Start INFORMATION PROVIDED
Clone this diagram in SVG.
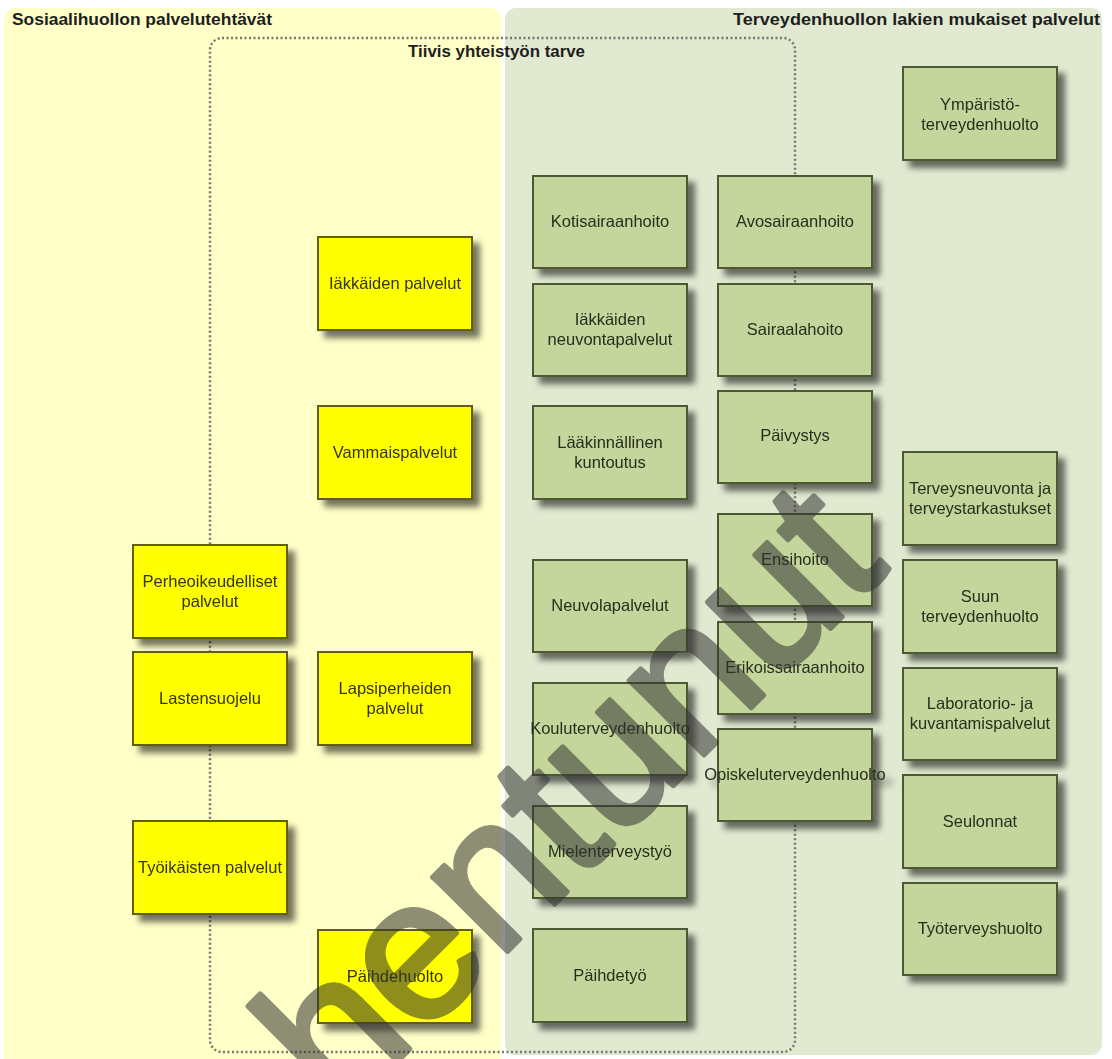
End INFORMATION PROVIDED
Start INFORMATION PROVIDED
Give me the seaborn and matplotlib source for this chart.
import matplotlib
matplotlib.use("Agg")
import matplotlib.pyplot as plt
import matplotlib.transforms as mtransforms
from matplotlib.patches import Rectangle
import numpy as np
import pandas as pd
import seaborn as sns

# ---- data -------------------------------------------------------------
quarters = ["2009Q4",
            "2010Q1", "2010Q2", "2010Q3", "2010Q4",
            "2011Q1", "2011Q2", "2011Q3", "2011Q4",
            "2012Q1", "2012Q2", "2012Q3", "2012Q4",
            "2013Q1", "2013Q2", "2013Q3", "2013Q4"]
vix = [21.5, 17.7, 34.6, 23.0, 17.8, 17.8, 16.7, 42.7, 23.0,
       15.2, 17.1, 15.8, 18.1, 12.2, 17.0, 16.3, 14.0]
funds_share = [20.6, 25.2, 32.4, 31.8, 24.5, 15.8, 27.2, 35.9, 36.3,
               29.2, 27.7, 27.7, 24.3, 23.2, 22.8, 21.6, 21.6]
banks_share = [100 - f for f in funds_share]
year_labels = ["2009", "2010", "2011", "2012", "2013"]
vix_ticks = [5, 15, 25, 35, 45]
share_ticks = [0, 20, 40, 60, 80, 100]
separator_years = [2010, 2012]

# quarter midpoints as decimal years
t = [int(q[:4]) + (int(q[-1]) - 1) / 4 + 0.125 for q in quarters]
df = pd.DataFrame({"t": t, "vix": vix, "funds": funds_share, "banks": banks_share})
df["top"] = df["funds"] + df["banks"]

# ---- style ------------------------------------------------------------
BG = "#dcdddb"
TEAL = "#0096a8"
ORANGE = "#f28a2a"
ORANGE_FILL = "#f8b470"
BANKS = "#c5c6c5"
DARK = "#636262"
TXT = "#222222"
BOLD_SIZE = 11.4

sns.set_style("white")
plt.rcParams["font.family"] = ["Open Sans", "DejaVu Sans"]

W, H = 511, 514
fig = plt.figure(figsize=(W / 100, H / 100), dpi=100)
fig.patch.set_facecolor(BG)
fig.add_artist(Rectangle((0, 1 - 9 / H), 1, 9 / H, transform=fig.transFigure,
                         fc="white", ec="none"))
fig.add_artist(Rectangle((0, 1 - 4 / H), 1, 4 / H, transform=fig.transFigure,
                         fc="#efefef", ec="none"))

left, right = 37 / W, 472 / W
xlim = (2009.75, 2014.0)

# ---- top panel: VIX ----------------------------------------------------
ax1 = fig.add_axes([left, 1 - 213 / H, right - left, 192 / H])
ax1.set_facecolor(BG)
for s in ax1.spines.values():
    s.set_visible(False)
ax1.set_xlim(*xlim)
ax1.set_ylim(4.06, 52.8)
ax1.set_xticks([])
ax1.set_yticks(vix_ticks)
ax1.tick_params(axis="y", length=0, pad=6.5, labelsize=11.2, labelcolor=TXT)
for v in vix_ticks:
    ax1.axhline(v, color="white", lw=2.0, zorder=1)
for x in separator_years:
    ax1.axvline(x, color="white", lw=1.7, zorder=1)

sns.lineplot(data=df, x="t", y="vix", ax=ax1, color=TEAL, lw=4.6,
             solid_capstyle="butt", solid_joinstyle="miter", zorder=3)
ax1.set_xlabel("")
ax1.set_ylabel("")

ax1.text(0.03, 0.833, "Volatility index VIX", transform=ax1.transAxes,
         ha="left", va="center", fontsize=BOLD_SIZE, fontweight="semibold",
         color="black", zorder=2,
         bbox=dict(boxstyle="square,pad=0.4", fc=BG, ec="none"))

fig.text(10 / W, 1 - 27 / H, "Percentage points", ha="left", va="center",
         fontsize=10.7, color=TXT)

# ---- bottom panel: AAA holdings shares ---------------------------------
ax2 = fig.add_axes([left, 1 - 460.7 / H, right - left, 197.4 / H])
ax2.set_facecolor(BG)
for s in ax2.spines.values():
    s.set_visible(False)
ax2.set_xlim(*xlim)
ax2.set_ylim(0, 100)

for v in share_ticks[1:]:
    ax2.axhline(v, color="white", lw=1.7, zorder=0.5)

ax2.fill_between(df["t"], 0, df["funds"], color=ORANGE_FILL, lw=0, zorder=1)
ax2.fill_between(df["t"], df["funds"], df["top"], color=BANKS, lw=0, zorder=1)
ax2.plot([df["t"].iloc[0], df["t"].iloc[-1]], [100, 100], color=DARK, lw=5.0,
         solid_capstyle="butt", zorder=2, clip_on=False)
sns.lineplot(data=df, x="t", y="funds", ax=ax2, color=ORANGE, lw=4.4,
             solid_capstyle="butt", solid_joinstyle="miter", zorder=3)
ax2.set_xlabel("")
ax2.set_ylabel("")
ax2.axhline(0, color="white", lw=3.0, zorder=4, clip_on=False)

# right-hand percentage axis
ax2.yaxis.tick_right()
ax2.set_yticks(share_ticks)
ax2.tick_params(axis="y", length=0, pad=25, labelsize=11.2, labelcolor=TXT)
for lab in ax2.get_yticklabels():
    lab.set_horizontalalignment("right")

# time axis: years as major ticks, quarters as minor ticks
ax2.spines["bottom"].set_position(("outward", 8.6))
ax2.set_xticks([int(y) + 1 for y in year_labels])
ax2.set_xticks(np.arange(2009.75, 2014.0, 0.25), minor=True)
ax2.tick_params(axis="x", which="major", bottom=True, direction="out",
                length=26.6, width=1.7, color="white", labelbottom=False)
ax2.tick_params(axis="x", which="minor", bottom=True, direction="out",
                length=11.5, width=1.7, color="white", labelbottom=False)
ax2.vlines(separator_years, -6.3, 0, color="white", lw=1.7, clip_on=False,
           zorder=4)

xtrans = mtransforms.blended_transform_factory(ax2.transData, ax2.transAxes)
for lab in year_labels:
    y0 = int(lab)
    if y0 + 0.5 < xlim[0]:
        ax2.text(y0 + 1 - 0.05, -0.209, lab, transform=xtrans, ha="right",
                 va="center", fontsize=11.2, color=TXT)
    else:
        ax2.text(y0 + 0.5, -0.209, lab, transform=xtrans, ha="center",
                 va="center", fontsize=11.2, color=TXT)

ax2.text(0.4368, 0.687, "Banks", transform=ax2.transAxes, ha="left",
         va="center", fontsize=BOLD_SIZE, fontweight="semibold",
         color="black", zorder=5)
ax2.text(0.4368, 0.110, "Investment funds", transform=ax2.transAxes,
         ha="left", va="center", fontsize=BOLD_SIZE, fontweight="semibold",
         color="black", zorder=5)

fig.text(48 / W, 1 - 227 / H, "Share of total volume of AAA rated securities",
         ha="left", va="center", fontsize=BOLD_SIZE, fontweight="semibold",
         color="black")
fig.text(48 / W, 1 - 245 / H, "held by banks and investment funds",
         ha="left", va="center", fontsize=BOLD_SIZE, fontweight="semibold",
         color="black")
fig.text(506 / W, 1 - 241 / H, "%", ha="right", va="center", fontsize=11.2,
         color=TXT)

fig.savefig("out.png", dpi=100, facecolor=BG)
End INFORMATION PROVIDED
GOAL » Note how many lines in the material hold the word "seaborn", and give that number with nothing added.

SOLUTION BELOW » 2